In both cases, we assume that there are no statistically significant differences in the operating times of bearings made of different materials.

Additionally: The estimated probability that a bearing made of the first material will operate longer than a bearing made of the second material is approximately 75%. Although Type I bearings operated longer than Type II bearings in 75% of cases, at the significance level \(\alpha = 0.05\), it was not possible to prove that this difference is permanent and reproducible. This suggests that Type I may be better in practice; however, to confirm this thesis with statistical certainty, further study with a larger sample size is required.


5 Analysis of Statistical Independence in Sports

Using data from the pl.fcstats.com website, verify the hypothesis of independence of home team results (wins, draws, and losses) from the country in which the football matches are played. Assume a significance level \(\alpha = 0.05\).

  • Perform the tests based on data regarding the following leagues:

    • German – Bundesliga (German league),

    • Polish – Ekstraklasa (Liga polska),

    • English – Premier League (English league),

    • Spanish – LaLiga (Liga hiszpańska).
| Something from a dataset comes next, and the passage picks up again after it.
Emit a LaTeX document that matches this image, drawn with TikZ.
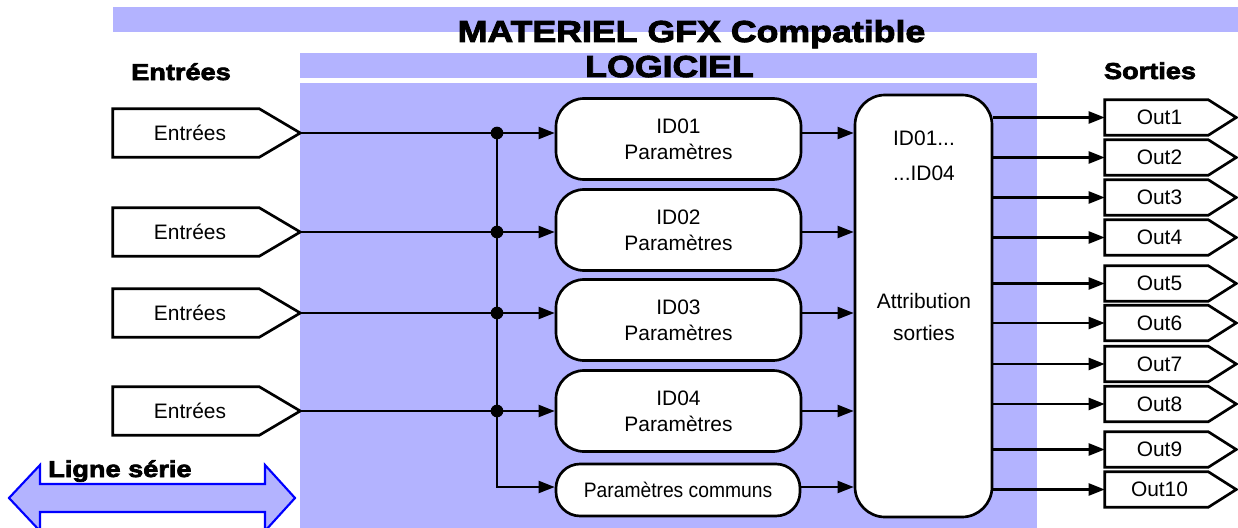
\documentclass[tikz,border=0pt]{standalone}
\usepackage{fontspec}
\setmainfont{Liberation Sans}
\newfontfamily\heavyfont[FakeBold=3,FakeStretch=1.18]{Liberation Sans}
\newfontfamily\narrowfont[FakeStretch=0.92]{Liberation Sans}
\usetikzlibrary{arrows.meta}
\definecolor{zone}{HTML}{B3B3FF}
\definecolor{serial}{HTML}{0000FF}

\begin{document}
\begin{tikzpicture}[x=0.75pt,y=-0.75pt,
  txt/.style={font=\fontsize{15.7}{19.5}\selectfont, inner sep=0pt, align=center},
  heavy/.style={font=\heavyfont\bfseries\fontsize{22.7}{26}\selectfont, inner sep=0pt, anchor=base},
  headlabel/.style={font=\heavyfont\bfseries\fontsize{17.25}{20}\selectfont, inner sep=0pt, anchor=base},
  wire/.style={line width=1.6pt},
  arr/.style={wire, -{Triangle[length=12pt,width=9pt]}},
  outline/.style={draw, line width=2pt, fill=white, line join=miter},
  idbox/.style={outline, rounded corners=21pt, minimum width=245*0.75pt, minimum height=81*0.75pt, txt},
  pcbox/.style={outline, rounded corners=18pt, minimum width=244*0.75pt, minimum height=52*0.75pt,
    inner sep=0pt, font=\narrowfont\fontsize{15.7}{19.5}\selectfont},
  attrbox/.style={outline, rounded corners=22.5pt, minimum width=137*0.75pt, minimum height=422*0.75pt},
  inshape/.style={minimum width=146*0.75pt, minimum height=48*0.75pt, inner sep=0pt},
  outshape/.style={minimum width=103*0.75pt, minimum height=35*0.75pt, inner sep=0pt},
  junction/.style={circle, fill, inner sep=0pt, minimum size=9.5pt},
  serialarrow/.style={draw=serial, fill=zone, line width=1.6pt, line join=miter}]

\useasboundingbox (0,0) rectangle (1238,528);
\clip (0,0) rectangle (1238,528);
\fill[white] (0,0) rectangle (1238,528);

% coloured bands: hardware, software and the software area
\fill[zone] (113,7) rectangle (1238,32);
\fill[zone] (300,53) rectangle (1037,78);
\fill[zone] (300,83) rectangle (1037,528);

\node[heavy] (title) at (691.5,42) {MATERIEL GFX Compatible};
\node[heavy] (soft) at (669.5,77) {LOGICIEL};
\node[headlabel] (inhead) at (181,80) {Entrées};
\node[headlabel] (outhead) at (1150,79) {Sorties};

% serial line double arrow
\draw[serialarrow] (9,498) -- (40,465) -- (40,484) -- (265,484) -- (265,465) -- (295,498)
  -- (265,531) -- (265,512) -- (40,512) -- (40,531) -- cycle;
\node[headlabel, anchor=base west] (serial) at (48,477) {Ligne série};

% input boxes
\foreach \n/\yy in {1/133,2/232,3/313,4/411} {
  \node[inshape] (in\n) at (186,\yy) {};
  \draw[outline] (in\n.north west) -- (in\n.north east) -- ([xshift=41*0.75pt]in\n.east) coordinate (tip\n)
    -- (in\n.south east) -- (in\n.south west) -- cycle;
  \node[txt] (inlabel\n) at ([xshift=4*0.75pt]in\n.center) {Entrées};
}

% output boxes
\foreach \n/\yy in {1/117.5,2/157.5,3/197.5,4/237.5,5/283.5,6/323,7/364,8/404,9/449.5,10/489.5} {
  \node[outshape] (out\n) at (1156.5,\yy) {};
  \draw[outline] (out\n.north west) -- (out\n.north east) -- ([xshift=28*0.75pt]out\n.east)
    -- (out\n.south east) -- (out\n.south west) -- cycle;
  \node[txt] (outlabel\n) at ([xshift=3*0.75pt]out\n.center) {Out\n};
}

% parameter blocks
\node[idbox] (id1) at (678.5,139) {ID01\\Paramètres};
\node[idbox] (id2) at (678.5,230) {ID02\\Paramètres};
\node[idbox] (id3) at (678.5,320) {ID03\\Paramètres};
\node[idbox] (id4) at (678.5,411) {ID04\\Paramètres};
\node[pcbox] (pc) at (678,490) {Paramètres communs};

% output assignment block
\node[attrbox] (attr) at (923.5,306) {};
\node[txt] (attrA) at (924,138) {ID01...};
\node[txt] (attrB) at (924,173) {...ID04};
\node[txt] (attrC) at (924,301) {Attribution};
\node[txt] (attrD) at (924,333) {sorties};

% connections
\coordinate (jx) at (497,0);
\coordinate (jc) at (497,487);
\foreach \n in {1,...,4} {
  \draw[wire] (tip\n) -- (tip\n -| jx);
  \draw[arr] (tip\n -| jx) -- (tip\n -| id\n.west);
  \draw[arr] (tip\n -| id\n.east) -- (tip\n -| attr.west);
}
\draw[arr] (tip1 -| jx) -- (jc) -- (jc -| pc.west);
\draw[arr] (jc -| pc.east) -- (jc -| attr.west);
\foreach \n in {1,...,4}
  \node[junction] (j\n) at (tip\n -| jx) {};

\foreach \n in {1,...,10}
  \draw[arr] (out\n.west -| attr.east) -- (out\n.west);

\end{tikzpicture}
\end{document}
  • The data can be found in the “Porównanie lig” (League comparison) -> “Zwycięzcy meczów” (Match winners) tab, in columns (excluding the [%] sign):

    • 1 – home wins, e.g., 125 for the German league (Bundesliga),

    • x – draws, e.g., 86 for the German league,

    • 2 – home losses, e.g., 95 for the German league.

show/hide
# Preparation of contingency table (2025/2026 season)
# Rows: League, Columns: Result (win, draw, loss)
results <- matrix(c(
  125, 86, 95,   # Bundesliga
  108, 65, 67,   # Ekstraklasa
  193, 96, 91,  # Premier League
  194, 95, 91   # LaLiga
), nrow = 4, byrow = TRUE)

rownames(results) <- c("Bundesliga", "Ekstraklasa", "Premier League", "LaLiga")
colnames(results) <- c("1", "X", "2")

# Display table
results
                 1  X  2
Bundesliga     125 86 95
Ekstraklasa    108 65 67
Premier League 193 96 91
LaLiga         194 95 91
show/hide
# Chi-squared test of independence
independence_test <- chisq.test(results)
independence_test

    Pearson's Chi-squared test

data:  results
X-squared = 10.325, df = 6, p-value = 0.1116

5.1 Conclusions

The p-value (0.1116) is greater than the significance level \(\alpha=0.05\). This means there are no grounds to reject the hypothesis of the independence of match results (wins, draws, and losses) from the country/league in which the matches are played. The 1, X, 2 statistics in the analyzed leagues are sufficiently close to each other to prevent finding significant differences.